+++ Data supplied +++

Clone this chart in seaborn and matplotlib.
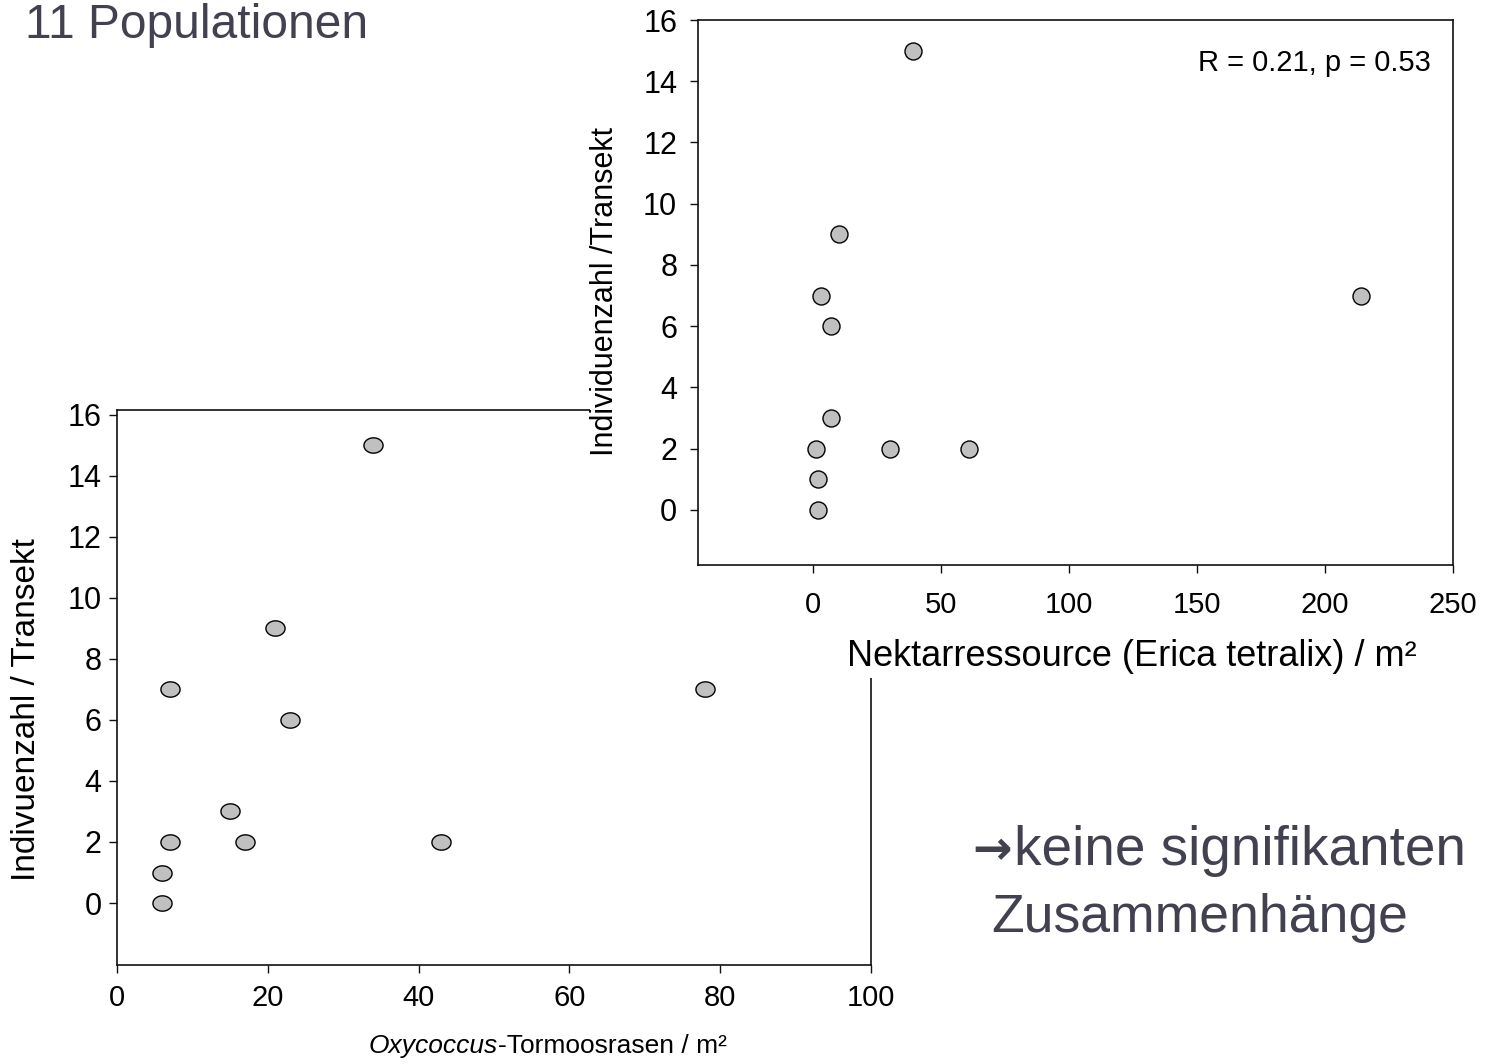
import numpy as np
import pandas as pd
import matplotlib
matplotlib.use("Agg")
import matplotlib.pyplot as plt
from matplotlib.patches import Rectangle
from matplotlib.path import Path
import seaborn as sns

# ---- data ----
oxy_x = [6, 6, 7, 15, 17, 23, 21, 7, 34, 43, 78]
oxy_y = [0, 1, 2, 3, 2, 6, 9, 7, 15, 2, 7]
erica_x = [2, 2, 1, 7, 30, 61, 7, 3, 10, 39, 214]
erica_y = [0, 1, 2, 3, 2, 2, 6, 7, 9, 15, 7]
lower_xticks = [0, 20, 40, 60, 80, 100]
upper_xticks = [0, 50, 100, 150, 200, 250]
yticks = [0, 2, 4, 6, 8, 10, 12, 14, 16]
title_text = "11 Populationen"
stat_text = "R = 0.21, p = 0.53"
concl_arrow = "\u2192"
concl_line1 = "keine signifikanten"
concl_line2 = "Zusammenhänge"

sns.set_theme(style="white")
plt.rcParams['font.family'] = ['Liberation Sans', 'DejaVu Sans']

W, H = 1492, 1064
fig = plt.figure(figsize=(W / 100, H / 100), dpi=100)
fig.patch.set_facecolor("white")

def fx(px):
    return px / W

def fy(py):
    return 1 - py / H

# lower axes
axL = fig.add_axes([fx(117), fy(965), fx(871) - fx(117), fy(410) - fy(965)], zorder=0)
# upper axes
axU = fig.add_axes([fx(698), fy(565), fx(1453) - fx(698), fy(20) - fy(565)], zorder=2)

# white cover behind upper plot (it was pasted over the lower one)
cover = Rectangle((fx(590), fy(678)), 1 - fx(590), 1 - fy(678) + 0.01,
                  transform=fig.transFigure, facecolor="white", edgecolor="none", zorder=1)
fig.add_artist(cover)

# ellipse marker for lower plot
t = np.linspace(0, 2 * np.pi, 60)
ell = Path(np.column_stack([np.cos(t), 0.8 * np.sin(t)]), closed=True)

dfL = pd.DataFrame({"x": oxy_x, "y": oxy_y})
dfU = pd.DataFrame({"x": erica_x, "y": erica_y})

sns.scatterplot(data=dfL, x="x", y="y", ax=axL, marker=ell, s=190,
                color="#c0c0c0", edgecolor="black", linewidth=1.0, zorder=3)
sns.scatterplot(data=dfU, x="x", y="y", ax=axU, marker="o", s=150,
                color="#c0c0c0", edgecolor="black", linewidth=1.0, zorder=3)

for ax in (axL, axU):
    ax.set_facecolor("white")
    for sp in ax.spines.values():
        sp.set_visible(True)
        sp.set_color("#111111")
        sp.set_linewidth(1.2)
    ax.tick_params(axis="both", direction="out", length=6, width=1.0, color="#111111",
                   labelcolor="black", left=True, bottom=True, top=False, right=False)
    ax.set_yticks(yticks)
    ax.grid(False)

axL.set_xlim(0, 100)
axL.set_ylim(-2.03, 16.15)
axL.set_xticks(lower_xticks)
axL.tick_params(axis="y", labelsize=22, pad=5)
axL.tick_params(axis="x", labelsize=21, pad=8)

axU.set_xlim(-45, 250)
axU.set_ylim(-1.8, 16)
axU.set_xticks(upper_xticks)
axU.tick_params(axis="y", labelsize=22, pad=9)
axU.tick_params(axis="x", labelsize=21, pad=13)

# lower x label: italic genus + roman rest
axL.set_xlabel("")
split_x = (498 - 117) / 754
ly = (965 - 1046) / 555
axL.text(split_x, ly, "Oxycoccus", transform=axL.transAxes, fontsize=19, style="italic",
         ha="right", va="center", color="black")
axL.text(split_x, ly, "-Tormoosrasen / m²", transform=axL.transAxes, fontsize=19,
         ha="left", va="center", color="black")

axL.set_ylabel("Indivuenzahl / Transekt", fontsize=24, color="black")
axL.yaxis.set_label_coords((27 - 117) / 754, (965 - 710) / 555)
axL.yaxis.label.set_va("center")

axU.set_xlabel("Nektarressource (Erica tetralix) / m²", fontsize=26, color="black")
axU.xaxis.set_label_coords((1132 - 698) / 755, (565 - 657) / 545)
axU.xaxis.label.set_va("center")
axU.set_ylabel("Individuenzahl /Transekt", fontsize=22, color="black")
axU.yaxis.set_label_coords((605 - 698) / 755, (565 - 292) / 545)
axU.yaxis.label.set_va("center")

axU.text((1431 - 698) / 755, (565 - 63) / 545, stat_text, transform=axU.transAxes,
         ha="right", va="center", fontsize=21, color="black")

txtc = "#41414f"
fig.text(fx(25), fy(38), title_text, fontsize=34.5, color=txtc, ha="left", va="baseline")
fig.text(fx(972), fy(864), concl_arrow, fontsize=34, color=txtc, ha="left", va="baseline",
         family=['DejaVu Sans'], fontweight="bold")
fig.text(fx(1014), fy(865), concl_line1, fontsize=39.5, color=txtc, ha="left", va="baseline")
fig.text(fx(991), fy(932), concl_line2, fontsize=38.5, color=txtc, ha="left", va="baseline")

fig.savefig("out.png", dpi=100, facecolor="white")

+++
+++ Data supplied +++

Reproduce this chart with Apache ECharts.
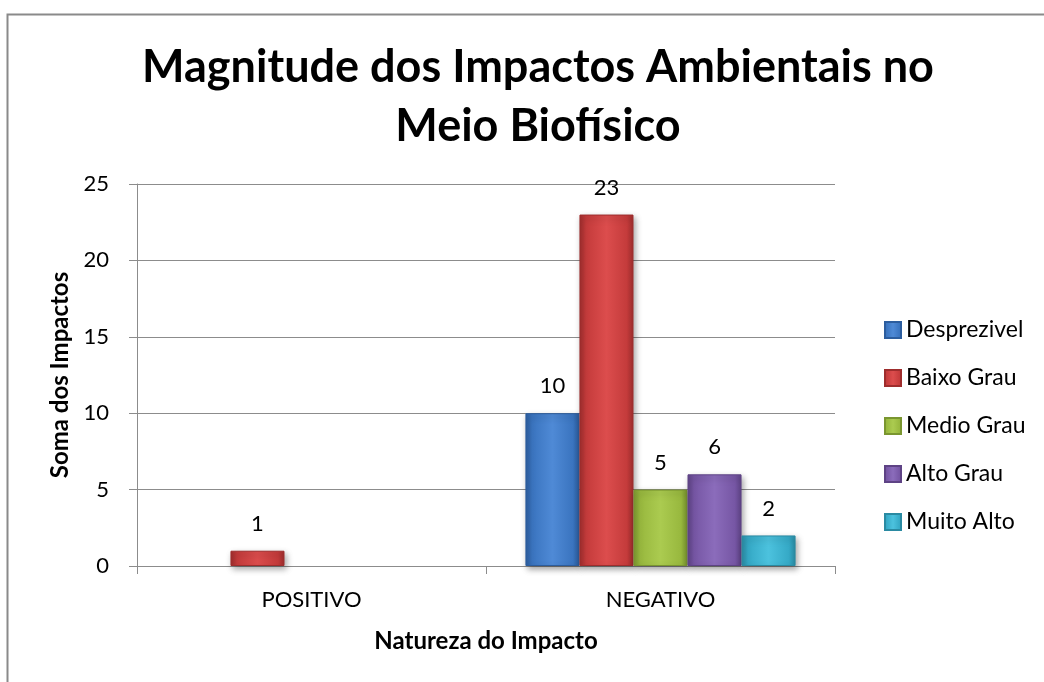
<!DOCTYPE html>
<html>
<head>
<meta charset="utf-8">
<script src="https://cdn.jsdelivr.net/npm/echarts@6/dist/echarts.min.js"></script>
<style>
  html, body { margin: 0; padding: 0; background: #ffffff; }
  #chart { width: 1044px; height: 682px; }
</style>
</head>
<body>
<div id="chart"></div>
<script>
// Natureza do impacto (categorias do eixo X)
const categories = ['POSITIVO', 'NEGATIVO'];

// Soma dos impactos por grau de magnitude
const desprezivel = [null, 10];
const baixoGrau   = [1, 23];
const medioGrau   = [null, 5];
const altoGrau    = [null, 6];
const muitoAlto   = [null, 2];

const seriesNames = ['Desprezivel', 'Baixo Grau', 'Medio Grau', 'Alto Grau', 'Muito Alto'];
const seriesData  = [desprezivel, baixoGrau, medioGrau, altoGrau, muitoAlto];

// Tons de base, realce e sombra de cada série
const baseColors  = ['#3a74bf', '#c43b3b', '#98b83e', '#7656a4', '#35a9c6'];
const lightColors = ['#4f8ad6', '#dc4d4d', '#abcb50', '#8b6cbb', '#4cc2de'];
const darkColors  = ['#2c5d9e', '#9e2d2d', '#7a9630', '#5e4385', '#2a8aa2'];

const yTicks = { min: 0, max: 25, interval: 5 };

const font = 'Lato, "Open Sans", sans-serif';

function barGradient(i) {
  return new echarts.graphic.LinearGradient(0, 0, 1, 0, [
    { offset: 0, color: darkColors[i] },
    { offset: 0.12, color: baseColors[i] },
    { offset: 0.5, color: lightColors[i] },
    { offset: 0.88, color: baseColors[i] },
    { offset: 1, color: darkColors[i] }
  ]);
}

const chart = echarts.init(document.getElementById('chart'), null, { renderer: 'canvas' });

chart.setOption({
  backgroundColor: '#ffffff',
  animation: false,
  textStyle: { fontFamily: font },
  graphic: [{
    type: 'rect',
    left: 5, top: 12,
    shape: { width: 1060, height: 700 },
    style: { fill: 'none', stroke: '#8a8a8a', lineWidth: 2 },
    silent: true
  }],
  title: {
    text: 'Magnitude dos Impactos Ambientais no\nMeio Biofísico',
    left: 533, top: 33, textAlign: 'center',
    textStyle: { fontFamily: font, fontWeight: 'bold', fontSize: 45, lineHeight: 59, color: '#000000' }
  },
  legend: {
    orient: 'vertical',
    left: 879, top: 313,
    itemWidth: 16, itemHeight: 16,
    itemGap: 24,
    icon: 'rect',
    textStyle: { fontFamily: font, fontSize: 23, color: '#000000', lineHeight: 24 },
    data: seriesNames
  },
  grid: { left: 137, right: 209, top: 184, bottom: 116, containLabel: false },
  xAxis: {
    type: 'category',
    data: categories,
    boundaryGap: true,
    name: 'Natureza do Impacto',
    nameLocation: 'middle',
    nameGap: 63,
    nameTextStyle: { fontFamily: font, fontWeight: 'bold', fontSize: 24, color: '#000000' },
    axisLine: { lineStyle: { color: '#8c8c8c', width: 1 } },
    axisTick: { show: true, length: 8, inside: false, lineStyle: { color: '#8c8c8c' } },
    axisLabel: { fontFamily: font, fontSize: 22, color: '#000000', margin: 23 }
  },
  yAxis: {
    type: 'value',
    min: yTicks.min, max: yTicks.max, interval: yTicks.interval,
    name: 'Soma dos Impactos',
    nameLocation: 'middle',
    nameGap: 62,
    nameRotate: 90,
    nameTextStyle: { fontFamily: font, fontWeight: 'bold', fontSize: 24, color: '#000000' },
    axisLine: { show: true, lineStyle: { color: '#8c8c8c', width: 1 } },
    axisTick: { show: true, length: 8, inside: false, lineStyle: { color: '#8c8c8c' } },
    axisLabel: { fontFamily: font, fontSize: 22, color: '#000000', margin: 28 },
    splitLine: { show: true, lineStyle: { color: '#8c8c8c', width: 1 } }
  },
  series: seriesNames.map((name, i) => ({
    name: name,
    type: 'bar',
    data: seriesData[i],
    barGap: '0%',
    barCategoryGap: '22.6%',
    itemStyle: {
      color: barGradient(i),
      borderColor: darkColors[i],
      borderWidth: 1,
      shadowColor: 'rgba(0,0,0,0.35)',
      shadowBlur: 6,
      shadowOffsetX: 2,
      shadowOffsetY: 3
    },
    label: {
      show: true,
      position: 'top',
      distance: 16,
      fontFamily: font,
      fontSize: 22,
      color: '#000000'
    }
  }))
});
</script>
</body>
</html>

+++

Only the lines from the one holding "Clone this chart in seaborn and matplotlib." to the one holding "return 1 - py / H" should be returned, both included and exactly as written, with no pictures.

Right answer:
Clone this chart in seaborn and matplotlib.
import numpy as np
import pandas as pd
import matplotlib
matplotlib.use("Agg")
import matplotlib.pyplot as plt
from matplotlib.patches import Rectangle
from matplotlib.path import Path
import seaborn as sns

# ---- data ----
oxy_x = [6, 6, 7, 15, 17, 23, 21, 7, 34, 43, 78]
oxy_y = [0, 1, 2, 3, 2, 6, 9, 7, 15, 2, 7]
erica_x = [2, 2, 1, 7, 30, 61, 7, 3, 10, 39, 214]
erica_y = [0, 1, 2, 3, 2, 2, 6, 7, 9, 15, 7]
lower_xticks = [0, 20, 40, 60, 80, 100]
upper_xticks = [0, 50, 100, 150, 200, 250]
yticks = [0, 2, 4, 6, 8, 10, 12, 14, 16]
title_text = "11 Populationen"
stat_text = "R = 0.21, p = 0.53"
concl_arrow = "\u2192"
concl_line1 = "keine signifikanten"
concl_line2 = "Zusammenhänge"

sns.set_theme(style="white")
plt.rcParams['font.family'] = ['Liberation Sans', 'DejaVu Sans']

W, H = 1492, 1064
fig = plt.figure(figsize=(W / 100, H / 100), dpi=100)
fig.patch.set_facecolor("white")

def fx(px):
    return px / W

def fy(py):
    return 1 - py / H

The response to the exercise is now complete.